Quote the data exactly, first line to the line containing "(title) at (140,131)", with no pictures.

____

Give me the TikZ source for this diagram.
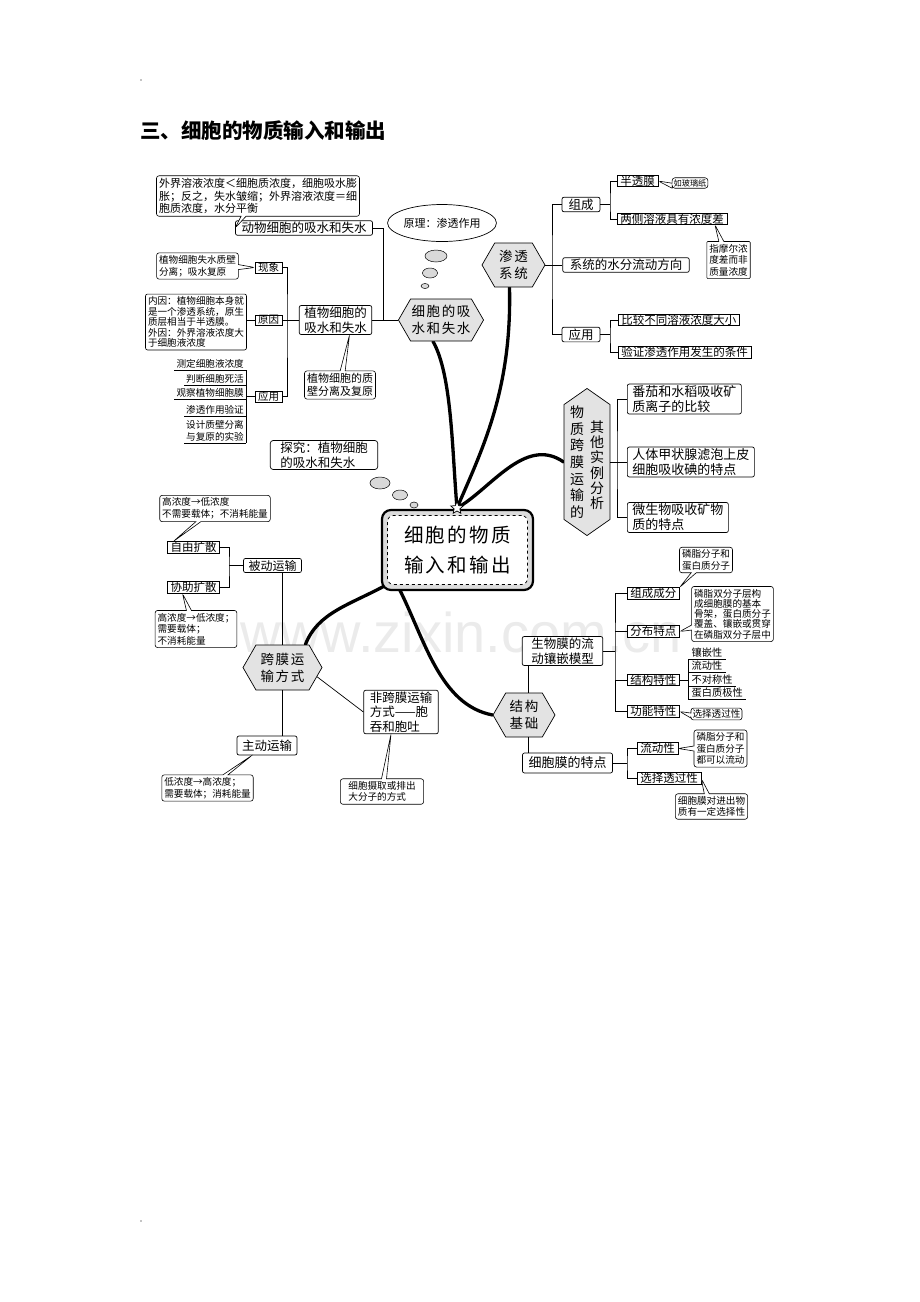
\documentclass[tikz,border=0pt]{standalone}
\usepackage{fontspec}
\setmainfont{Noto Sans CJK SC}
\newfontfamily\hexfont[LetterSpace=12]{Noto Sans CJK SC}
\newfontfamily\wmfont{Liberation Sans}
\usetikzlibrary{shapes,positioning,calc,backgrounds}

\newcommand\fmain{\fontsize{12.5}{14.5}\selectfont}
\newcommand\fmid{\fontsize{11.5}{13}\selectfont}
\newcommand\fsm{\fontsize{9.6}{11.6}\selectfont}
\newcommand\ftiny{\fontsize{8.2}{10}\selectfont}
\newcommand\fhex{\hexfont\fontsize{13.5}{17}\selectfont}
\newcommand\fhub{\hexfont\fontsize{19.5}{30}\selectfont}

\tikzset{
  link/.style = {line width=0.7pt},
  lbl/.style = {draw, fill=white, rounded corners=2pt, inner xsep=5pt,
    inner ysep=1.5pt, align=center, font=\fmain, link},
  sq/.style = {draw, fill=white, inner xsep=3pt, inner ysep=0.5pt,
    font=\fmid, link},% square box
  plain/.style = {draw, fill=white, rounded corners=2pt, inner sep=2.5pt,
    align=left, font=\fsm, line width=0.6pt},
  note/.style = {plain, rectangle callout, callout pointer width=5pt,
    rounded corners=2.5pt},% rounded note with pointer
  ul/.style = {inner xsep=2pt, inner ysep=1.5pt, font=\fsm},% underlined item
  hexa/.style = {signal, signal to=east and west, signal pointer angle=120,
    draw, fill=gray!22, font=\fhex, align=center, inner sep=1pt, link},
  bubble/.style = {ellipse, draw, fill=gray!30, inner sep=0pt, line width=0.5pt},
  branch/.style = {line width=3.3pt, line cap=round}
}

\begin{document}
\begin{tikzpicture}[x=1pt,y=-1pt]
\useasboundingbox (0,0) rectangle (920,1302);

\fill (141,80) circle (0.7); \fill (141,1221) circle (0.7);
\node[anchor=west, inner sep=0pt, font=\bfseries\fontsize{20.5}{22}\selectfont]
  (title) at (140,131) {三、细胞的物质输入和输出};

% water uptake and loss
\node[lbl, inner xsep=6pt] (animal) at (304,228) {动物细胞的吸水和失水};
\node[note, font=\fontsize{11}{12.5}\selectfont, callout absolute pointer={(animal.west)}]
  (animalnote) at (258,196) {外界溶液浓度＜细胞质浓度，细胞吸水膨\\胀；反之，失水皱缩；外界溶液浓度＝细\\胞质浓度，水分平衡};
\node[lbl] (plant) at (335.5,320) {植物细胞的\\吸水和失水};
\node[sq, font=\fontsize{10.5}{12}\selectfont] (phen) at (268.5,267.5) {现象};
\node[sq, font=\fontsize{10.5}{12}\selectfont] (cause) at (268.5,320) {原因};
\node[sq, font=\fontsize{10.5}{12}\selectfont] (use1) at (268.5,396.5) {应用};
\coordinate (sp1) at (287,320);
\draw[link] (phen.east) -| (sp1) |- (use1.east);
\draw[link] (cause.east) -- (plant.west);
\node[note, callout absolute pointer={(phen.west)}] (phennote) at (197.5,266) {植物细胞失水质壁\\分离；吸水复原};
\node[plain, font=\fontsize{9.6}{10.5}\selectfont] (causenote) at (196,322)
  {内因：植物细胞本身就\\是一个渗透系统，原生\\质层相当于半透膜。\\外因：外界溶液浓度大\\于细胞液浓度};
\draw[link] (causenote.east |- cause.west) -- (cause.west);
\node[ul, anchor=south east] (u1) at (246,370) {测定细胞液浓度};
\node[ul, anchor=south east] (u2) at (246,385) {判断细胞死活};
\node[ul, anchor=south east] (u3) at (246,399) {观察植物细胞膜};
\node[ul, anchor=south east] (u4) at (246,416) {渗透作用验证};
\node[ul, anchor=south east, align=right] (u5) at (246,443) {设计质壁分离\\与复原的实验};
\foreach \u in {u1,u2,u3,u4,u5}
  \draw[link] (\u.south west) -- (\u.south east);
\draw[link] (u1.south east) -- (u5.south east);
\draw[link] (use1.west) -- (use1.west -| u1.south east);
\node[note, font=\fontsize{11}{13}\selectfont, callout absolute pointer={([xshift=14pt]plant.south)}]
  (plantnote) at (340,385) {植物细胞的质\\壁分离及复原};

\node[hexa, minimum width=78pt, minimum height=42pt] (hcell) at (441,320) {细胞的吸\\水和失水};
\coordinate (sp2) at (383,320);
\draw[link] (animal.east) -| (sp2);
\draw[link] (plant.east) -- (hcell.west);
\node[ellipse, draw, fill=white, minimum width=100pt, minimum height=37pt, inner sep=0pt,
  font=\fontsize{11}{13}\selectfont, link] (rule) at (442,223) {原理：渗透作用};
\node[bubble, minimum width=22pt, minimum height=12pt] (b1) at (436,256) {};
\node[bubble, minimum width=15pt, minimum height=10pt] (b2) at (430,273) {};
\node[bubble, minimum width=8pt, minimum height=5pt] (b3) at (425,286) {};

% osmotic system
\node[hexa, minimum width=63pt, minimum height=44pt] (hosm) at (513.5,265) {渗透\\系统};
\node[lbl, inner xsep=6.5pt] (comp1) at (581,204.5) {组成};
\node[lbl, inner xsep=7pt] (flow) at (626,265) {系统的水分流动方向};
\node[lbl, inner xsep=6.5pt] (use2) at (581,334.5) {应用};
\coordinate (sp3) at (552,265);
\draw[link] (hosm.east) -- (flow.west);
\draw[link] (comp1.west) -| (sp3) |- (use2.west);
\node[sq, anchor=west] (semi) at (617,181) {半透膜};
\node[sq, anchor=west] (diff) at (617,219) {两侧溶液具有浓度差};
\coordinate (sp4) at (610,204.5);
\draw[link] (comp1.east) -- (sp4);
\draw[link] (semi.west) -| (sp4) |- (diff.west);
\node[note, font=\ftiny, inner sep=1.5pt, rounded corners=3pt, callout absolute pointer={(semi.east)}]
  (glass) at (690,183) {如玻璃纸};
\node[note, align=center, rounded corners=1pt, callout absolute pointer={(715,225)}]
  (molar) at (728.5,260) {指摩尔浓\\度差而非\\质量浓度};
\node[sq, anchor=west] (cmp) at (618,320) {比较不同溶液浓度大小};
\node[sq, anchor=west] (verify) at (618,352) {验证渗透作用发生的条件};
\coordinate (sp5) at (610,334.5);
\draw[link] (use2.east) -- (sp5);
\draw[link] (cmp.west) -| (sp5) |- (verify.west);

% other examples
\node[hexa, signal to=north and south, signal pointer angle=110, minimum width=46pt,
  minimum height=134pt] (hother) at (587,462)
  {\parbox[b]{15pt}{\centering\fontsize{14}{16.7}\selectfont 物\\质\\跨\\膜\\运\\输\\的}\hspace{5pt}%
   \raisebox{9pt}{\parbox[b]{15pt}{\centering\fontsize{14}{15.2}\selectfont 其\\他\\实\\例\\分\\析}}};
\node[lbl, anchor=west, align=left, font=\fontsize{13}{15}\selectfont] (tomato) at (627,399) {番茄和水稻吸收矿\\质离子的比较};
\node[lbl, anchor=west, align=left, font=\fontsize{13}{15}\selectfont] (thyroid) at (627,462) {人体甲状腺滤泡上皮\\细胞吸收碘的特点};
\node[lbl, anchor=west, align=left, font=\fontsize{13}{15}\selectfont] (microbe) at (627,517.5) {微生物吸收矿物\\质的特点};
\coordinate (sp6) at (617,462);
\draw[link] (hother.east) -- (thyroid.west);
\draw[link] (tomato.west) -| (sp6) |- (microbe.west);

% hub
\node[draw, line width=2.2pt, rounded corners=9pt, fill=gray!28, minimum width=151pt,
  minimum height=80pt, inner sep=0pt] (hub) at (457.5,550) {};
\node[draw, dashed, fill=white, rounded corners=6pt, minimum width=140pt, minimum height=69pt,
  align=center, font=\fhub, link] (hubtext) at (hub) {细胞的物质\\输入和输出};
\node[star, star points=5, star point ratio=2.2, draw, fill=white, minimum size=13pt,
  inner sep=0pt, link] (hubstar) at (457,508) {};

% ways across the membrane
\node[lbl, align=left, inner xsep=10pt, rounded corners=3pt] (explore) at (324,455) {探究：植物细胞\\的吸水和失水};
\node[bubble, minimum width=20pt, minimum height=12pt] (b4) at (380,483) {};
\node[bubble, minimum width=15pt, minimum height=10pt] (b5) at (400,495) {};
\node[bubble, minimum width=8pt, minimum height=6pt] (b6) at (414,505) {};
\node[sq] (free) at (193.5,547.5) {自由扩散};
\node[sq] (facil) at (193.5,587.5) {协助扩散};
\node[lbl, font=\fontsize{12}{14}\selectfont] (passive) at (272.5,565.5) {被动运输};
\coordinate (sp7) at (229,565.5);
\draw[link] (free.east) -| (sp7) |- (facil.east);
\draw[link] (passive.west) -- (sp7);
\node[note, callout absolute pointer={([xshift=-20pt]free.north)}] (freenote) at (215,508.5) {高浓度→低浓度\\不需要载体；不消耗能量};
\node[note, callout absolute pointer={([xshift=-11pt]facil.south)}] (facnote) at (196,629) {高浓度→低浓度；\\需要载体；\\不消耗能量};
\node[hexa, minimum width=79pt, minimum height=45pt] (hcross) at (282.5,667.5) {跨膜运\\输方式};
\draw[link] (hcross.north) -- (hcross.north |- passive.south);
\node[lbl, minimum height=19pt] (active) at (267,745.5) {主动运输};
\draw[link] (hcross.south) -- (hcross.south |- active.north);
\node[note, callout absolute pointer={([xshift=-15pt]active.south)}] (actnote) at (207.5,788) {低浓度→高浓度；\\需要载体；消耗能量};
\node[lbl, align=left, inner xsep=6pt] (endo) at (401,712) {非跨膜运输\\方式——胞\\吞和胞吐};
\draw[link] (hcross.-15) -- (endo.west);
\node[note, inner xsep=8pt, callout absolute pointer={([xshift=-10pt]endo.south)}] (endonote) at (382,791.5) {细胞摄取或排出\\大分子的方式};

% structural basis
\node[hexa, minimum width=62pt, minimum height=44pt] (hstruct) at (524,715) {结构\\基础};
\node[lbl, inner xsep=9pt] (bio) at (562.5,651) {生物膜的流\\动镶嵌模型};
\draw[link] ([xshift=4pt]hstruct.north) -- ([xshift=4pt]hstruct.north |- bio.south);
\node[lbl, font=\fontsize{13}{15}\selectfont, inner xsep=6pt, minimum height=20pt] (membr) at (567.5,763) {细胞膜的特点};
\draw[link] ([xshift=4pt]hstruct.south) -- ([xshift=4pt]hstruct.south |- membr.north);
\node[sq, anchor=west] (ingr) at (627,593.5) {组成成分};
\node[sq, anchor=west] (distr) at (627,631.5) {分布特点};
\node[sq, anchor=west] (strc) at (627,680) {结构特性};
\node[sq, anchor=west] (func) at (627,711.5) {功能特性};
\coordinate (sp8) at (615,651);
\draw[link] (bio.east) -- (sp8);
\draw[link] (ingr.west) -| (sp8) |- (func.west);
\draw[link] (distr.west) -- (distr.west -| sp8);
\draw[link] (strc.west) -- (strc.west -| sp8);
\node[note, callout absolute pointer={(ingr.north east)}] (ingrnote) at (706,560) {磷脂分子和\\蛋白质分子};
\node[note, font=\fontsize{9.6}{10.3}\selectfont, callout absolute pointer={(distr.east)}] (distrnote) at (732.5,614)
  {磷脂双分子层构\\成细胞膜的基本\\骨架，蛋白质分子\\覆盖、镶嵌或贯穿\\在磷脂双分子层中};
\node[ul, anchor=south west, inner xsep=3.5pt, font=\fontsize{10.2}{12}\selectfont] (s1) at (688,659) {镶嵌性};
\node[ul, anchor=south west, inner xsep=3.5pt, font=\fontsize{10.2}{12}\selectfont] (s2) at (688,672) {流动性};
\node[ul, anchor=south west, inner xsep=3.5pt, font=\fontsize{10.2}{12}\selectfont] (s3) at (688,686) {不对称性};
\node[ul, anchor=south west, inner xsep=3.5pt, font=\fontsize{10.2}{12}\selectfont] (s4) at (688,699) {蛋白质极性};
\foreach \u in {s1,s2,s3,s4}
  \draw[link] (\u.south west) -- (\u.south east);
\draw[link] (s1.south west) -- (s4.south west);
\draw[link] (strc.east) -- (strc.east -| s1.south west);
\node[note, inner sep=1.5pt, callout absolute pointer={(func.east)}] (funcnote) at (716.5,714) {选择透过性};
\node[sq, anchor=west] (fluid) at (637,748.5) {流动性};
\node[sq, anchor=west] (selp) at (637,778.5) {选择透过性};
\coordinate (sp9) at (627,763);
\draw[link] (membr.east) -- (sp9);
\draw[link] (fluid.west) -| (sp9) |- (selp.west);
\node[note, callout absolute pointer={(fluid.east)}] (fluidnote) at (720.5,748.5) {磷脂分子和\\蛋白质分子\\都可以流动};
\node[note, callout absolute pointer={(selp.east)}] (selnote) at (711.5,806.5) {细胞膜对进出物\\质有一定选择性};

% watermark and main branches behind
\begin{scope}[on background layer]
\node[text=gray!16, anchor=base, inner sep=0pt, font=\wmfont\fontsize{56}{56}\selectfont] (wm) at (461,652) {www.zixin.com.cn};
\draw[branch] ([xshift=-8pt]hcell.south) .. controls (452,375) and (452,450) .. (hubstar.center);
\draw[branch] ([xshift=-4pt]hosm.south) .. controls (512,390) and (482,450) .. (hubstar.center);
\draw[branch] (hother.west) .. controls (525,435) and (490,490) .. (hubstar.center);
\draw[branch] ([xshift=7pt,yshift=7pt]hub.south west) .. controls (350,605) and (318,612) .. (hcross.45);
\draw[branch] ([xshift=18pt,yshift=3pt]hub.south west) .. controls (425,640) and (440,705) .. (hstruct.west);
\end{scope}
\end{tikzpicture}
\end{document}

____

--- EXERCISE RESPONSE ---
Give me the TikZ source for this diagram.
\documentclass[tikz,border=0pt]{standalone}
\usepackage{fontspec}
\setmainfont{Noto Sans CJK SC}
\newfontfamily\hexfont[LetterSpace=12]{Noto Sans CJK SC}
\newfontfamily\wmfont{Liberation Sans}
\usetikzlibrary{shapes,positioning,calc,backgrounds}

\newcommand\fmain{\fontsize{12.5}{14.5}\selectfont}
\newcommand\fmid{\fontsize{11.5}{13}\selectfont}
\newcommand\fsm{\fontsize{9.6}{11.6}\selectfont}
\newcommand\ftiny{\fontsize{8.2}{10}\selectfont}
\newcommand\fhex{\hexfont\fontsize{13.5}{17}\selectfont}
\newcommand\fhub{\hexfont\fontsize{19.5}{30}\selectfont}

\tikzset{
  link/.style = {line width=0.7pt},
  lbl/.style = {draw, fill=white, rounded corners=2pt, inner xsep=5pt,
    inner ysep=1.5pt, align=center, font=\fmain, link},
  sq/.style = {draw, fill=white, inner xsep=3pt, inner ysep=0.5pt,
    font=\fmid, link},% square box
  plain/.style = {draw, fill=white, rounded corners=2pt, inner sep=2.5pt,
    align=left, font=\fsm, line width=0.6pt},
  note/.style = {plain, rectangle callout, callout pointer width=5pt,
    rounded corners=2.5pt},% rounded note with pointer
  ul/.style = {inner xsep=2pt, inner ysep=1.5pt, font=\fsm},% underlined item
  hexa/.style = {signal, signal to=east and west, signal pointer angle=120,
    draw, fill=gray!22, font=\fhex, align=center, inner sep=1pt, link},
  bubble/.style = {ellipse, draw, fill=gray!30, inner sep=0pt, line width=0.5pt},
  branch/.style = {line width=3.3pt, line cap=round}
}

\begin{document}
\begin{tikzpicture}[x=1pt,y=-1pt]
\useasboundingbox (0,0) rectangle (920,1302);

\fill (141,80) circle (0.7); \fill (141,1221) circle (0.7);
\node[anchor=west, inner sep=0pt, font=\bfseries\fontsize{20.5}{22}\selectfont]
  (title) at (140,131) {三、细胞的物质输入和输出};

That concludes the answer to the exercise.